Step 1: Installation & Update
Install the Treasure Data Toolbelt to set up your local workstation with td, the Treasure Data command-line client. Refer to Installing the Treasure Data CLI for information on how to install the CLI in various environments.
The page also contains important information about updating the td CLI.
Step 2: Authorize
After you’ve installed the toolbelt, you’ll have access to the td command from your command line. The next you need to setup the credentials for your account.
There are two ways to sign up: password based authentication and Google Single Sign On. Regardless on how your signed up, the toolbelt requires your TD API key to authorize its requests – the information will be saved in the ~/.td/td.conf file for future use onwards. Here is how you set it up:
You can setup the account credentials with the td account command. Use the user name and password that you used when you signed up:
$ td -e https://api.treasuredata.com account -f Email: email@example.com Password (typing will be hidden): Authenticated successfully.
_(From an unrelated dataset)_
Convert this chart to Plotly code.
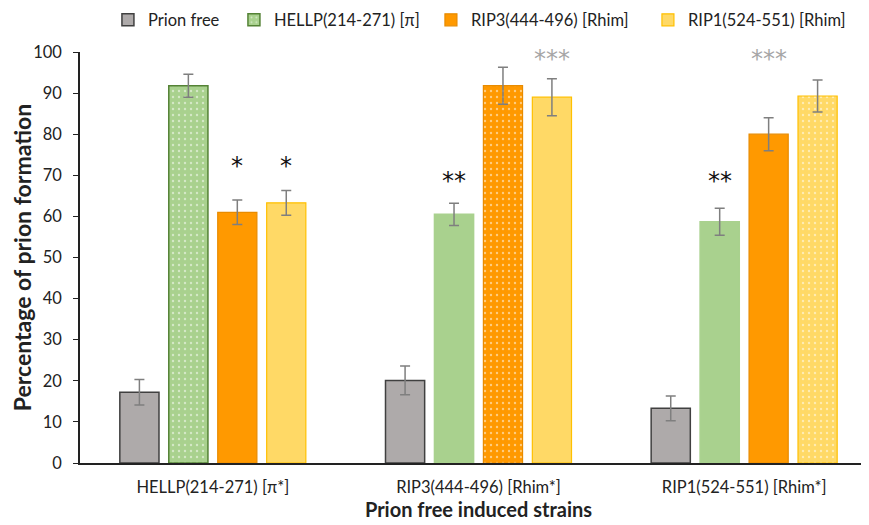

This command will create or update the ~/.td/td.conf file with your master API key.
Google SSO Users
$ td apikey:set <your_apikey>
This command will create or update the ~/.td/td.conf file with the provided API key.
The default endpoint is also setup in the configuration file – if you need to setup a different endpoint, use the td server:endpoint command:
$ td server:endpoint https://api.treasuredata.com
Step 3: Query the Sample Dataset
Let’s issue an SQL query. Out of the box, we have a table called www_access in the database called sample_datasets. The following query calculates the distribution of HTTP status codes.
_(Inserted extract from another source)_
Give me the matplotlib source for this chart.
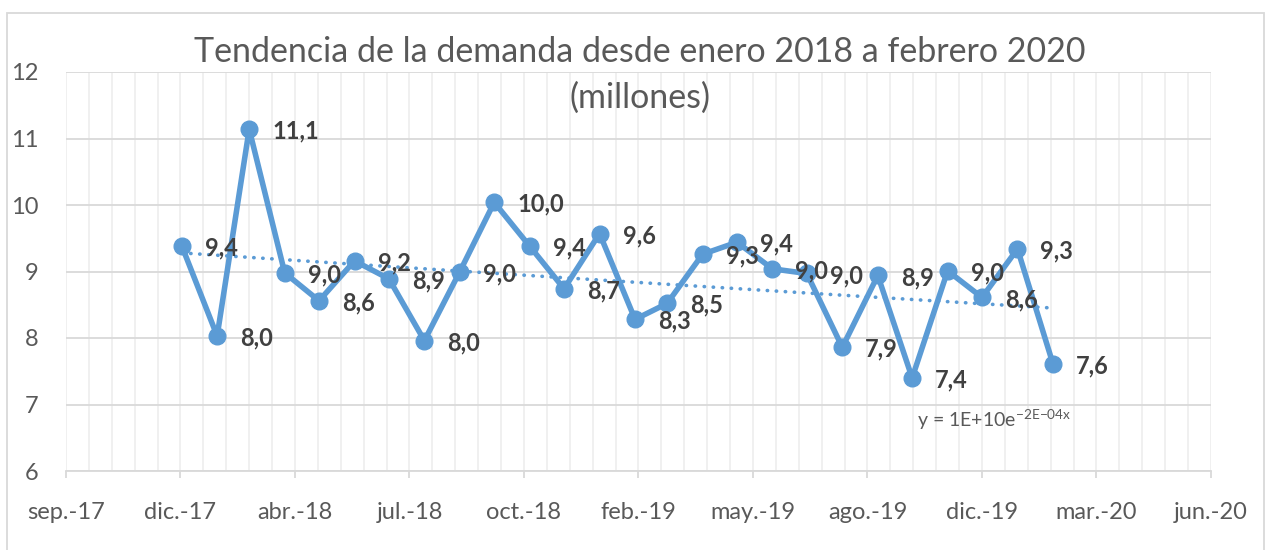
import numpy as np
import pandas as pd
import matplotlib
matplotlib.use("Agg")
import matplotlib.pyplot as plt
import matplotlib.dates as mdates
from matplotlib.ticker import FuncFormatter
from matplotlib.patches import Rectangle

plt.rcParams['font.family'] = 'Lato'

# datos: demanda mensual (millones)
fechas = pd.date_range('2018-01-01', '2020-02-01', freq='MS')
demanda = [9.39, 8.03, 11.14, 8.98, 8.56, 9.16, 8.89, 7.96, 9.00, 10.04,
           9.38, 8.74, 9.57, 8.28, 8.52, 9.26, 9.44, 9.04, 8.97, 7.86,
           8.94, 7.40, 9.01, 8.61, 9.34, 7.61]
meses = ['ene.', 'feb.', 'mar.', 'abr.', 'may.', 'jun.',
         'jul.', 'ago.', 'sep.', 'oct.', 'nov.', 'dic.']
titulo = 'Tendencia de la demanda desde enero 2018 a febrero 2020'
subtitulo = '(millones)'
ecuacion = r'y = 1E+10e$^{\mathregular{{-}2E{-}04x}}$'

azul = '#5B9BD5'
gris = '#595959'

fig = plt.figure(figsize=(12.72, 5.5), dpi=100)
ax = fig.add_axes([66/1272, 1-471/550, 1145/1272, 399/550])

x = mdates.date2num(fechas)

# linea de tendencia exponencial
a, b = np.polyfit(x, np.log(demanda), 1)
tend = np.exp(b) * np.exp(a * x)
ax.plot(fechas, tend, color=azul, lw=2.6, dashes=(0.1, 2.4),
        dash_capstyle='round', zorder=2)

ax.plot(fechas, demanda, color=azul, lw=4, marker='o', ms=12, zorder=3)

for xi, yi in zip(fechas, demanda):
    ax.annotate(f"{yi:.1f}".replace('.', ','), (xi, yi), xytext=(23, -2),
                textcoords='offset pixels', ha='left', va='center',
                fontsize=17, fontweight='bold', color='#404040', zorder=4)

# eje x: cada 100 dias desde 22-sep-2017
x0 = mdates.date2num(pd.Timestamp('2017-09-22'))
ax.set_xlim(x0, x0 + 1000)
ax.set_xticks(np.arange(x0, x0 + 1001, 100))
ax.set_xticks(np.arange(x0, x0 + 1001, 20), minor=True)

def fmt(v, pos):
    d = mdates.num2date(v)
    return f"{meses[d.month - 1]}-{d.year % 100:02d}"

ax.xaxis.set_major_formatter(FuncFormatter(fmt))
ax.set_ylim(6, 12)
ax.set_yticks(range(6, 13))

ax.grid(axis='x', which='both', color='#EFEFEF', lw=1.3)
ax.grid(axis='y', which='major', color='#D9D9D9', lw=1.3)
ax.set_axisbelow(True)

for s in ['left', 'right', 'top']:
    ax.spines[s].set_visible(False)
ax.spines['bottom'].set_color('#D9D9D9')
ax.spines['bottom'].set_linewidth(1.3)

ax.tick_params(axis='x', which='major', length=5, width=1.3, color='#D9D9D9',
               pad=17, labelsize=17, labelcolor=gris)
ax.tick_params(axis='x', which='minor', length=0)
ax.tick_params(axis='y', length=0, pad=20, labelsize=17, labelcolor=gris)

ax.text(0.743, 0.128, ecuacion, transform=ax.transAxes, ha='left',
        va='center', fontsize=14, color=gris)

fig.text(640/1272, 1-52/550, titulo, ha='center', va='center',
         fontsize=24.5, color=gris)
fig.text(640/1272, 1-98/550, subtitulo, ha='center', va='center',
         fontsize=24.5, color=gris)

fig.patches.append(Rectangle((7/1272, -0.02), 1257/1272, 1.02-13/550,
                             transform=fig.transFigure, fill=False,
                             edgecolor='#D9D9D9', lw=1.3))

fig.savefig('out.png', dpi=100)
$ td query -w -d sample_datasets \ "SELECT code, COUNT(1) AS cnt FROM www_access GROUP BY code" queued... started at 2012-04-10T23:44:41Z 2012-04-10 23:43:12,692 Stage-1 map = 0%, reduce = 0% 2012-04-10 23:43:18,766 Stage-1 map = 100%, reduce = 0% 2012-04-10 23:43:29,925 Stage-1 map = 100%, reduce = 33% 2012-04-10 23:43:32,973 Stage-1 map = 100%, reduce = 100% Status : success Result : +------+------+ | code | cnt | +------+------+ | 404 | 17 | | 500 | 2 | | 200 | 4981 | +------+------+
The command above will take about 15-45 seconds, owing mainly to the overhead in setting up jobs within the cloud-based MapReduce engine.
Issue Query Idempotent by Domain Key for your batch
Beginning with td command v0.14, the td query command supports a domain key. By means of a domain key, clients can ensure the submission of queries becomes idempotent. For more information about Idempotency and the mechanism, please refer to the corresponding REST API article.
$ td query -d sample_datasets --domain-key domainkey-test -T presto "select * from www_access" Job 92034375 is queued. Use 'td job:show 92034375' to show the status. # In case the command has not responded with a job ID (because of any API issue), # you can issue the same query with the same domain key again safely $ td query -d sample_datasets --domain-key domainkey-test -T presto "select * from www_access" Error: Query failed: ["Domain key has already been taken"]: conflicts_with job:92034375
Step 4: Import Data Into A Table
You’re now ready to import your real data to the cloud! The following tutorials will explain how to import your data (e.g. Application Logs, Middleware Logs) from various sources. For a deeper understanding of the platform, refer to the architecture overview article.
This example shows how to use the CLI to generate a sample apache log in json format and import it into a brand new table in the ‘own_database’ database.
$ td sample:apache sample_apache.json # If you don't have an own database, you need to create it to import data at first. $ td database:create own_database $ td table:import own_database sample_tbl \ --auto-create-table -f json sample_apache.json
Languages and Frameworks
|Ruby or Rails||Java||Perl|
Running td help:all shows the commands available in Treasure Data:
$ td help:all database:list # Show list of tables in a database database:show <db> # Describe a information of a database database:create <db> # Create a database database:delete <db> # Delete a database ....
If you want more information about individual commands, you can run td help <command>:<subcommand>, e.g.,
$ td help table:list usage: $ td table:list [db] example: $ td table:list $ td table:list example_db $ td tables description: Show list of tables options: -n, --num_threads VAL number of threads to get list in parallel --show-bytes show estimated table size in bytes
See the td command line tool reference page for a complete list of commands and their helpers.